Rows from a dataset of charts and code
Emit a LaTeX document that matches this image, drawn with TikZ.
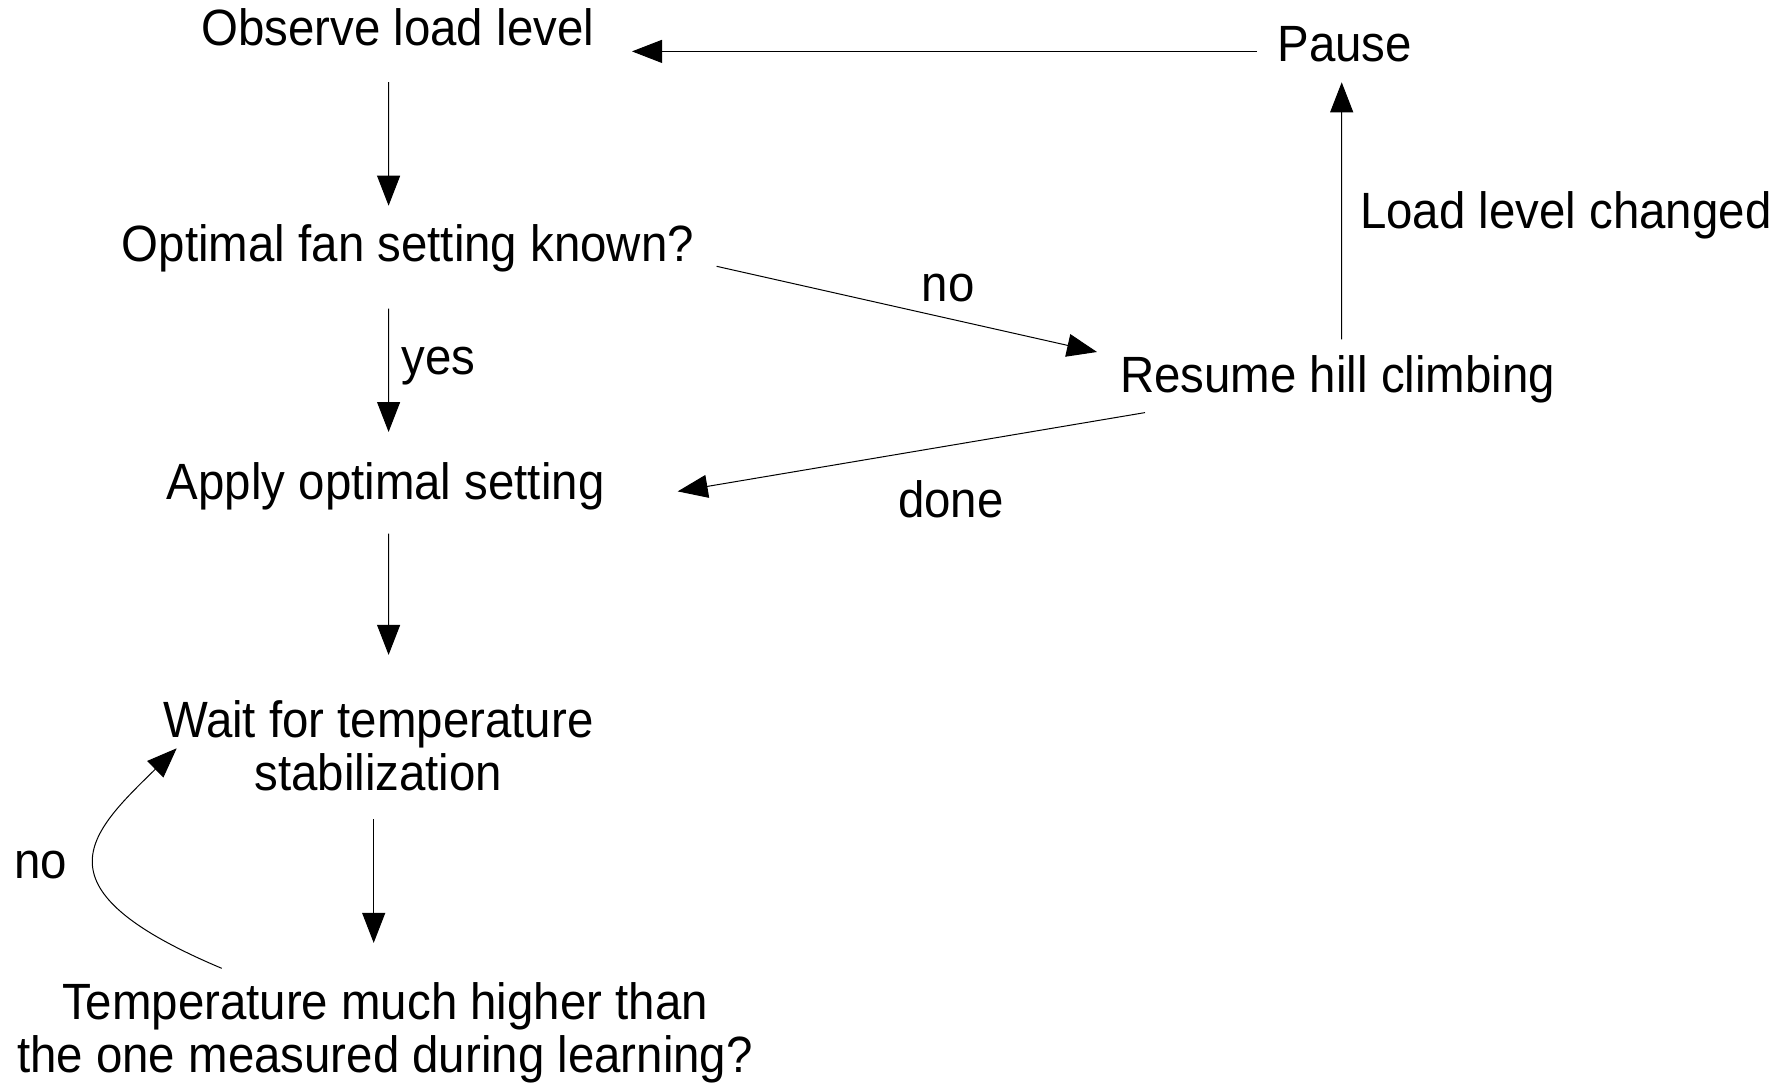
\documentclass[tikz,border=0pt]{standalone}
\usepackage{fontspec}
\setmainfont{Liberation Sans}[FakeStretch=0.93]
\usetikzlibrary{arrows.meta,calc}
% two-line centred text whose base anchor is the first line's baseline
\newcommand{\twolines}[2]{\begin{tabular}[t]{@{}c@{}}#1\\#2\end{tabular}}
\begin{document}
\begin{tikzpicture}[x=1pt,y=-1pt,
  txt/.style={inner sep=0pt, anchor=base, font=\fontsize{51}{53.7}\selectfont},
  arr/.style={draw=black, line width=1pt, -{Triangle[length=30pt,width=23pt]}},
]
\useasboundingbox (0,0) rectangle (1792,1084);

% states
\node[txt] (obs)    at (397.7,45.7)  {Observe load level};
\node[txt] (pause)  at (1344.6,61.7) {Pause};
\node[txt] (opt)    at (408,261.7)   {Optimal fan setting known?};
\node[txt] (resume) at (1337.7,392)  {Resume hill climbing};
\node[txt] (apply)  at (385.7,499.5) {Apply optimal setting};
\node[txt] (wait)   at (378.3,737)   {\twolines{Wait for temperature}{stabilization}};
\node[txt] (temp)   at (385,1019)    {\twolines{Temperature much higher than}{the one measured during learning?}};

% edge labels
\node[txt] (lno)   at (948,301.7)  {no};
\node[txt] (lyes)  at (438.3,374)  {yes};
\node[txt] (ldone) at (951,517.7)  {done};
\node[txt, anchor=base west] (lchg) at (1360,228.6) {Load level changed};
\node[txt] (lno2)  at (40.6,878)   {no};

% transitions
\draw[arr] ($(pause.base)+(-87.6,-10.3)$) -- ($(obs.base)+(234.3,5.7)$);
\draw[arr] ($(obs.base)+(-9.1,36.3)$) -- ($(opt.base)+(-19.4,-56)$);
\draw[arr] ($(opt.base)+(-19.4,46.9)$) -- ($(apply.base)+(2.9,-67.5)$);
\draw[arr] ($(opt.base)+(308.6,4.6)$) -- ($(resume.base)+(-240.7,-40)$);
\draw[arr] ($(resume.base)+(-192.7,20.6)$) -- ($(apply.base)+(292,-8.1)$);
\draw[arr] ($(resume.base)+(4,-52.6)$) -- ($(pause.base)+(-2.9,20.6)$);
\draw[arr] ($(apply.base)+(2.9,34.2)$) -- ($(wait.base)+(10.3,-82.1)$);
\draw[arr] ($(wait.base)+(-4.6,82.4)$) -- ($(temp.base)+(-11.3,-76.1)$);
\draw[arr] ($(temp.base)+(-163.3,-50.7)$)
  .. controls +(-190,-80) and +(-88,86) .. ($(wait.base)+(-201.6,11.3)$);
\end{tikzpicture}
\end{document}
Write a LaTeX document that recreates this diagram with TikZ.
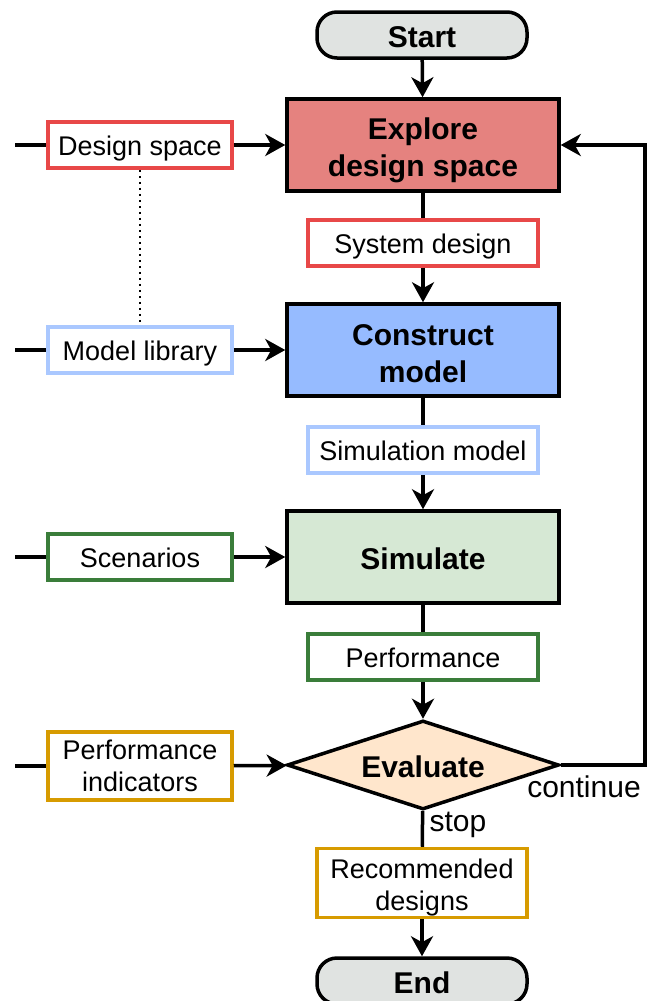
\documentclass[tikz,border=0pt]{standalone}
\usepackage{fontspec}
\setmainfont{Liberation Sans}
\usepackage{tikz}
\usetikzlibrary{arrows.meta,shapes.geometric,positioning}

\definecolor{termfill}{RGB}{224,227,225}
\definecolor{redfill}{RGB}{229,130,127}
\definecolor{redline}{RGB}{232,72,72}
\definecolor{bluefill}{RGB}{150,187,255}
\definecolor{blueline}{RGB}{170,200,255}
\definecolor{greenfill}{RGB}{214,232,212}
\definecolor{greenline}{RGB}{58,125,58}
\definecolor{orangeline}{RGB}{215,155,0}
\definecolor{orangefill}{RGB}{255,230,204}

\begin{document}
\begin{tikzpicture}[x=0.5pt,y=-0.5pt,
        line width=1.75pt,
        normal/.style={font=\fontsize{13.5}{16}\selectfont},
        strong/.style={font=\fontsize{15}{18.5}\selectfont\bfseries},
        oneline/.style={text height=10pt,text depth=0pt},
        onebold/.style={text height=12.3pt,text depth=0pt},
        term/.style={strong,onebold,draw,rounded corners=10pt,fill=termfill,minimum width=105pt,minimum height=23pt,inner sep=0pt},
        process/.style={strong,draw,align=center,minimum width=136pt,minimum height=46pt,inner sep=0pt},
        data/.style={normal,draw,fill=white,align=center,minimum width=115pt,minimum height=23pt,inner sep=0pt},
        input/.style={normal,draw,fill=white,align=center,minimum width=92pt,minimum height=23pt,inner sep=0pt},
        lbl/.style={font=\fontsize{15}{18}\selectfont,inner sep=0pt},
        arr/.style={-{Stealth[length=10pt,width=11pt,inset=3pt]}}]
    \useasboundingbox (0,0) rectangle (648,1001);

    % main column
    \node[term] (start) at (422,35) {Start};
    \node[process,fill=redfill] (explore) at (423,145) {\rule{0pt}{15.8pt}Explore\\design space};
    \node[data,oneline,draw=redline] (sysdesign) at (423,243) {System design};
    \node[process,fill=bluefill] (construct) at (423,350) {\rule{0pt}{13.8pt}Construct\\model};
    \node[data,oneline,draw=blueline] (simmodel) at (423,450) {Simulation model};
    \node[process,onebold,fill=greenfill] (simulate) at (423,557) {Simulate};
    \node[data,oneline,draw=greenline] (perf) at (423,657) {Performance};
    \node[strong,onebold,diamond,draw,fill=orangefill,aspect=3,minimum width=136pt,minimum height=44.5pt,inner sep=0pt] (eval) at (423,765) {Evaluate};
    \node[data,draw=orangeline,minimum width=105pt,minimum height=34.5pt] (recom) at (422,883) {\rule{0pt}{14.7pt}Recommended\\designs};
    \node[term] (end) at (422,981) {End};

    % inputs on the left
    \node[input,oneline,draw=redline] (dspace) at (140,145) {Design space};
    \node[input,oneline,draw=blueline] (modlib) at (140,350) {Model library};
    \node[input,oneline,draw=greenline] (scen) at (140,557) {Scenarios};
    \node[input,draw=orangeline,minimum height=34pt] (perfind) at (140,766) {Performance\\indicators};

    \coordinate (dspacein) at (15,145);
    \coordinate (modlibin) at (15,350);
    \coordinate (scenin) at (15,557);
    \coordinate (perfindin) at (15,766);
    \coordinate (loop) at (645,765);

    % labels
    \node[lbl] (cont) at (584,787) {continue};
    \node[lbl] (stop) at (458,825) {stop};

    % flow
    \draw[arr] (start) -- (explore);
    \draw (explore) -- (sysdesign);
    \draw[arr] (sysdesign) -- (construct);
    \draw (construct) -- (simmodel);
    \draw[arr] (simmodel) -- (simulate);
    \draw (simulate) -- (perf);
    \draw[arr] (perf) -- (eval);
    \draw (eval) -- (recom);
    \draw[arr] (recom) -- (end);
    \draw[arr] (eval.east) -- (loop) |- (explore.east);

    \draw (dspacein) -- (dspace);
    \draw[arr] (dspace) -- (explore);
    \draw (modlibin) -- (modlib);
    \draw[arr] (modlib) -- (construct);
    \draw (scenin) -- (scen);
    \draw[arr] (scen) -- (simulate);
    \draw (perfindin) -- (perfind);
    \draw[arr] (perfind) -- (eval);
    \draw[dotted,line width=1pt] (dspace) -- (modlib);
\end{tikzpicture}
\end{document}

- TO DO: Take every line from the data that contains the word "LaTeX".

- ANSWER IN FULL:
Emit a LaTeX document that matches this image, drawn with TikZ.
Write a LaTeX document that recreates this diagram with TikZ.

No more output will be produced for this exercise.